Though the bill only affects firms doing business in Massachusetts, Dwyer says it has the potential to become law elsewhere. “California could use it as a model,” he says. “It certainly could spread and that’s one of the concerns we have.”
Even without that risk, should the bill become law as written, it could have repercussions for out-of state firms who place workers in Massachusetts. An Illinois staffing firm, for instance, with a client with operations around the country, might have to forgo Massachusetts placements unless it has or is willing to open an office in that state.
Even if it manages to continue placing workers there, it could see costs rise, since the bill requires staffing firms to pay food and lodging costs should an out-of-state worker arrive and not immediately be put to work.
(Different provisions apply to states that are contiguous to Massachusetts, raising issues about interstate commerce that could end up in federal court.)
Even that seemingly benign disclosure requirement is causing the industry heartburn. It requires as many as 17 different items be disclosed in writing and sent to the employee.

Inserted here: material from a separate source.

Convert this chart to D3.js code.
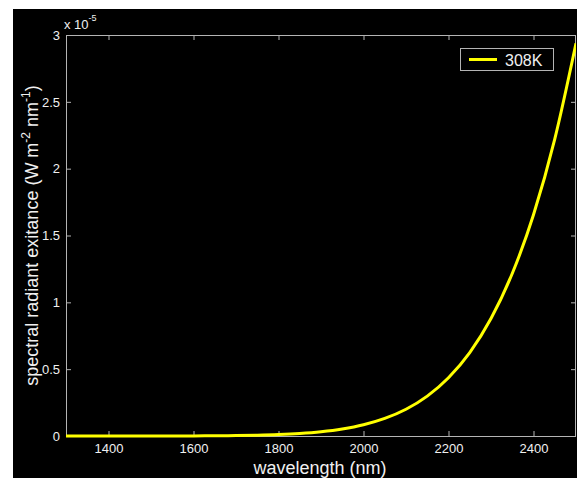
<!DOCTYPE html>
<html>
<head>
<meta charset="utf-8">
<script src="https://cdn.jsdelivr.net/npm/d3@7"></script>
<style>
  html, body { margin: 0; padding: 0; background: #ffffff; }
  svg { display: block; font-family: "Liberation Sans", Arial, sans-serif; }
</style>
</head>
<body>
<svg id="chart" width="577" height="478"></svg>
<script>
// Blackbody spectral radiant exitance at 308 K, in units of 1e-5 W m^-2 nm^-1
const wavelengths = [1300, 1350, 1400, 1450, 1500, 1550, 1600, 1650, 1700, 1750, 1800,
                     1850, 1900, 1950, 2000, 2050, 2100, 2150, 2200, 2250, 2300, 2350,
                     2400, 2450, 2500];
const exitance308K = [0.0000025, 0.0000078, 0.0000225, 0.0000595, 0.000147, 0.000341,
                      0.000746, 0.00155, 0.00307, 0.00582, 0.01061, 0.01865, 0.0318,
                      0.0524, 0.0840, 0.1313, 0.2000, 0.2984, 0.4360, 0.6241, 0.8787,
                      1.2154, 1.6547, 2.221, 2.938];
const xTicks = [1400, 1600, 1800, 2000, 2200, 2400];
const yTicks = [0, 0.5, 1, 1.5, 2, 2.5, 3];
const seriesName = "308K";

const svg = d3.select("#chart");
const W = 577, H = 478;
const plot = { left: 66, right: 576, top: 35, bottom: 436 };

const axisColor = "#b4b4b4";
const textColor = "#f0f0f0";

// black figure background
svg.append("rect").attr("x", 13).attr("y", 9).attr("width", W - 13).attr("height", H - 9)
  .attr("fill", "#000000");

const x = d3.scaleLinear().domain([1300, 2500]).range([plot.left, plot.right]);
const y = d3.scaleLinear().domain([0, 3]).range([plot.bottom, plot.top]);

svg.append("defs").append("clipPath").attr("id", "plotclip")
  .append("rect").attr("x", plot.left).attr("y", plot.top - 2)
  .attr("width", plot.right - plot.left).attr("height", plot.bottom - plot.top + 4);

// axes with inward ticks on all four sides
const tickLen = 5;
function styleAxis(g) {
  g.select(".domain").remove();
  g.selectAll(".tick line").attr("stroke", axisColor).attr("stroke-width", 1);
  g.selectAll(".tick text").attr("fill", textColor).attr("font-size", 13)
    .attr("font-family", "Liberation Sans, Arial, sans-serif");
}

svg.append("g").attr("transform", `translate(0,${plot.bottom})`)
  .call(d3.axisBottom(x).tickValues(xTicks).tickSize(-tickLen).tickPadding(8).tickFormat(d3.format("d")))
  .call(styleAxis);
svg.append("g").attr("transform", `translate(0,${plot.top})`)
  .call(d3.axisTop(x).tickValues(xTicks).tickSize(-tickLen).tickFormat(""))
  .call(styleAxis);
svg.append("g").attr("transform", `translate(${plot.left},0)`)
  .call(d3.axisLeft(y).tickValues(yTicks).tickSize(-tickLen).tickPadding(6).tickFormat(d3.format("~g")))
  .call(styleAxis);
svg.append("g").attr("transform", `translate(${plot.right},0)`)
  .call(d3.axisRight(y).tickValues(yTicks).tickSize(-tickLen).tickFormat(""))
  .call(styleAxis);

// axes box
svg.append("rect").attr("x", plot.left + 0.5).attr("y", plot.top + 0.5)
  .attr("width", plot.right - plot.left - 1).attr("height", plot.bottom - plot.top)
  .attr("fill", "none").attr("stroke", axisColor).attr("stroke-width", 1);

// curve
const line = d3.line()
  .x((d, i) => x(wavelengths[i]))
  .y(d => y(d))
  .curve(d3.curveMonotoneX);

svg.append("g").attr("clip-path", "url(#plotclip)")
  .append("path").datum(exitance308K)
  .attr("d", line).attr("fill", "none")
  .attr("stroke", "#ffff00").attr("stroke-width", 3)
  .attr("stroke-linejoin", "round");

// exponent label
const expo = svg.append("text").attr("x", 64).attr("y", 29)
  .attr("fill", textColor).attr("font-size", 13);
expo.append("tspan").text("x 10");
expo.append("tspan").attr("dy", -8).attr("font-size", 9).text("-5");

// axis titles
svg.append("text").attr("x", (plot.left + plot.right) / 2 - 1).attr("y", 473.5)
  .attr("text-anchor", "middle").attr("fill", textColor).attr("font-size", 18)
  .text("wavelength (nm)");

const yl = svg.append("text")
  .attr("transform", `translate(38,${(plot.top + plot.bottom) / 2}) rotate(-90)`)
  .attr("text-anchor", "middle").attr("fill", textColor).attr("font-size", 18);
yl.append("tspan").text("spectral radiant exitance (W m");
yl.append("tspan").attr("dy", -8).attr("font-size", 12).text("-2");
yl.append("tspan").attr("dy", 8).text(" nm");
yl.append("tspan").attr("dy", -8).attr("font-size", 12).text("-1");
yl.append("tspan").attr("dy", 8).text(")");

// legend
const lg = svg.append("g");
lg.append("rect").attr("x", 460.5).attr("y", 48.5).attr("width", 93).attr("height", 22)
  .attr("fill", "#000000").attr("stroke", axisColor).attr("stroke-width", 1);
lg.append("line").attr("x1", 469).attr("x2", 497).attr("y1", 59.5).attr("y2", 59.5)
  .attr("stroke", "#ffff00").attr("stroke-width", 3);
lg.append("text").attr("x", 505).attr("y", 65.5).attr("fill", textColor)
  .attr("font-size", 16).text(seriesName);
</script>
</body>
</html>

Carlson explained that most of what the bill requires is already part of every firm’s standard operations. Employees obviously have to be told where to report, when, and to whom. What they’ll be doing, how much they’ll be paid, and, the approximate duration of the employment are also passed along, says Carlson.
But with some firms placing dozens of workers a day — Dwyer said 40,000 temps, on average, are on the job every workday in Massachusetts — “it’s an administrative burden to put everything in writing,” says Carlson, who points out that the industry practice is to handle things by telephone.

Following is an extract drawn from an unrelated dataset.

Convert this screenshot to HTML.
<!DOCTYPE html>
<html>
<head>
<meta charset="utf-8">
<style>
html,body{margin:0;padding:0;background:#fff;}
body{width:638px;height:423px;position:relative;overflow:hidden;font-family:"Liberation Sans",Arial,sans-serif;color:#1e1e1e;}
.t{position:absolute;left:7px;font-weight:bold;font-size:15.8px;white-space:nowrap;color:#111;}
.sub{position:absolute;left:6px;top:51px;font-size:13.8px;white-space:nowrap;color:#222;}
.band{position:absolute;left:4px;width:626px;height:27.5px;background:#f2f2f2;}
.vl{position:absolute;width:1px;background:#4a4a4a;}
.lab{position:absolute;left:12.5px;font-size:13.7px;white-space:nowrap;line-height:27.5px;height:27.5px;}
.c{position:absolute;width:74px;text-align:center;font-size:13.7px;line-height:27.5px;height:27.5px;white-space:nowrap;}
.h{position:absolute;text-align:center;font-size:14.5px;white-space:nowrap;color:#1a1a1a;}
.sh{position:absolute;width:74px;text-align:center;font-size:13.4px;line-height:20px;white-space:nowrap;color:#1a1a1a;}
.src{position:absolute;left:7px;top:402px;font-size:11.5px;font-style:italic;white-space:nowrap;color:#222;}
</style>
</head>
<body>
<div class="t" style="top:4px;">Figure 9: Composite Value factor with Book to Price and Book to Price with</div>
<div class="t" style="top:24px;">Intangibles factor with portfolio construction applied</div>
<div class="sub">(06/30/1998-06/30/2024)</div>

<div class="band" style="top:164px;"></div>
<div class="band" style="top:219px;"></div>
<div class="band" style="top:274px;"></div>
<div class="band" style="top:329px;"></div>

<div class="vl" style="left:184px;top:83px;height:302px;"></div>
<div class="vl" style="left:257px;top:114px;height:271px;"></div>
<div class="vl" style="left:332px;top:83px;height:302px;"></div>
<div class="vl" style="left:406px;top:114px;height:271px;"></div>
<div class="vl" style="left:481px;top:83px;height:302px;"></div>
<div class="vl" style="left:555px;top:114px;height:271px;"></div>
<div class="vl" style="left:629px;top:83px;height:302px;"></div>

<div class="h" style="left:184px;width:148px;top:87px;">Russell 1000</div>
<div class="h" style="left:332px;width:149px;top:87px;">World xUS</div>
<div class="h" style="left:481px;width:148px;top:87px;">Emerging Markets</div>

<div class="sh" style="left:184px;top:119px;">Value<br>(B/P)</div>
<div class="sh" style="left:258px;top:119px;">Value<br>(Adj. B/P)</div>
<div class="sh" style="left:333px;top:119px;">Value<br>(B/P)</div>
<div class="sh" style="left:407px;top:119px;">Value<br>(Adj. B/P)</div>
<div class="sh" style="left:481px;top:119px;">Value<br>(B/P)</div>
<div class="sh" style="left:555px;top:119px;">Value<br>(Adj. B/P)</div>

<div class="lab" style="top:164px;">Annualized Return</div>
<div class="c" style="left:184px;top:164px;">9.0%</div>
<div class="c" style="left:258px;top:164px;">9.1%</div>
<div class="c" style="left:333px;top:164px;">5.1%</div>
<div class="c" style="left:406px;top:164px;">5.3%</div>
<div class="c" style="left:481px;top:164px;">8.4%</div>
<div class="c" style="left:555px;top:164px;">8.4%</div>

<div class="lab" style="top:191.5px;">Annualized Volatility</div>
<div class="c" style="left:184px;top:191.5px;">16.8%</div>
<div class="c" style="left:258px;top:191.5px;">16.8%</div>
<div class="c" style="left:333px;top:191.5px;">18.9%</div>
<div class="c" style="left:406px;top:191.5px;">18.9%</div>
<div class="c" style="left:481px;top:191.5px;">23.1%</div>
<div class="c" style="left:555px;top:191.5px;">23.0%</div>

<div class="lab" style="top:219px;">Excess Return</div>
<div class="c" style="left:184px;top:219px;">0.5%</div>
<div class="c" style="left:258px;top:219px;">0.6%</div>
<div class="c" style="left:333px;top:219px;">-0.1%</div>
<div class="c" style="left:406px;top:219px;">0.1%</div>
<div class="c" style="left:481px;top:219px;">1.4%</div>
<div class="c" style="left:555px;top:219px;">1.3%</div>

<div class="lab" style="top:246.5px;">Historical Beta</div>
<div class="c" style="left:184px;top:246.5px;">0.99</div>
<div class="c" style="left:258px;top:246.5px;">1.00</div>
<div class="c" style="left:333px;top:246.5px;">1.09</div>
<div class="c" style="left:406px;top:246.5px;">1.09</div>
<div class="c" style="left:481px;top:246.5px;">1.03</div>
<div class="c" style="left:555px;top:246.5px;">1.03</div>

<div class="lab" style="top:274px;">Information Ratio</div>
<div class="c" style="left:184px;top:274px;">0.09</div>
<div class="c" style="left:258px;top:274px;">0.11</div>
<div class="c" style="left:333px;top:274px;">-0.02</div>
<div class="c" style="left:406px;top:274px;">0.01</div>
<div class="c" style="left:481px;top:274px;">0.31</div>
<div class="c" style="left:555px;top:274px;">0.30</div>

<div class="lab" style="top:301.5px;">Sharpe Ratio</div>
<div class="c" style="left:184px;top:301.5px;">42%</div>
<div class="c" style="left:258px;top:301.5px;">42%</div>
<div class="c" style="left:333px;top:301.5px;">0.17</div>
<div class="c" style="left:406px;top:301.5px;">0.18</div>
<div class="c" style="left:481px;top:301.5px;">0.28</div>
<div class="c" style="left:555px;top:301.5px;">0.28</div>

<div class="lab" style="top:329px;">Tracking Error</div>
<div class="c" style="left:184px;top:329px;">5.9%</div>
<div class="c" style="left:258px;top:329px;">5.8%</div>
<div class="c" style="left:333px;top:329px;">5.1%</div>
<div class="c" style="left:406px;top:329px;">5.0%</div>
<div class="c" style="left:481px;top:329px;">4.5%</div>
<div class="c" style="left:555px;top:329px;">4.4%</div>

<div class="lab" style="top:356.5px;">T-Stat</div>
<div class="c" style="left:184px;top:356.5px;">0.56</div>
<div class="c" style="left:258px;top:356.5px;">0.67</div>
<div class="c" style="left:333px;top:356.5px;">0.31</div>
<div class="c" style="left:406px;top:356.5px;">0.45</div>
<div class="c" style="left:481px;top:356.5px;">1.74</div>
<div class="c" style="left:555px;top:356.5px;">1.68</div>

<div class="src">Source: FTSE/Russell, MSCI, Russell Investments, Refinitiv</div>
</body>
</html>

“I have a number of people who want to work a day here, a day there,” he says. In some instances, a temp request for a replacement clerical worker or receptionist might last one or two days. The disclosure form would arrive after the job is over.
The cost, too, is an issue. As the number of daily temps placed goes up, so does the work involved in sending each the required disclosure. Passing the cost along to the client isn’t always possible, so, Carlson points out, workers could end up with a lower hourly wage.
With so many of the provisions of the bill having little or nothing to do with curbing abuses of day laborers, Carlson fears that it’s a first step on a slippery slope that could lead to imposing restrictions on the entire employment industry.
“I understand the spirit of the legislation,” he says, “but this is so broad that it pushes us down a slippery slope … The definitions (in the bill) are broadly written, and if they get accepted by everyone, then they can be used in ways to encompass everything we do.”
The Massachusetts Staffing Association, the national organization, and Carlson’s MAPS group are rallying staffing firm owners for a show of force at a hearing June 9th by the Legislature’s Joint Committee on Labor and Work Force Development. Carlson says he hopes to have 100 people there to educate the officials on what staffing firms do and how they work.
As for policing the bad apples and protecting the day laborers, the ASA’s Dwyer says laws already on the books in Massachusetts are adequate. They just have to be enforced.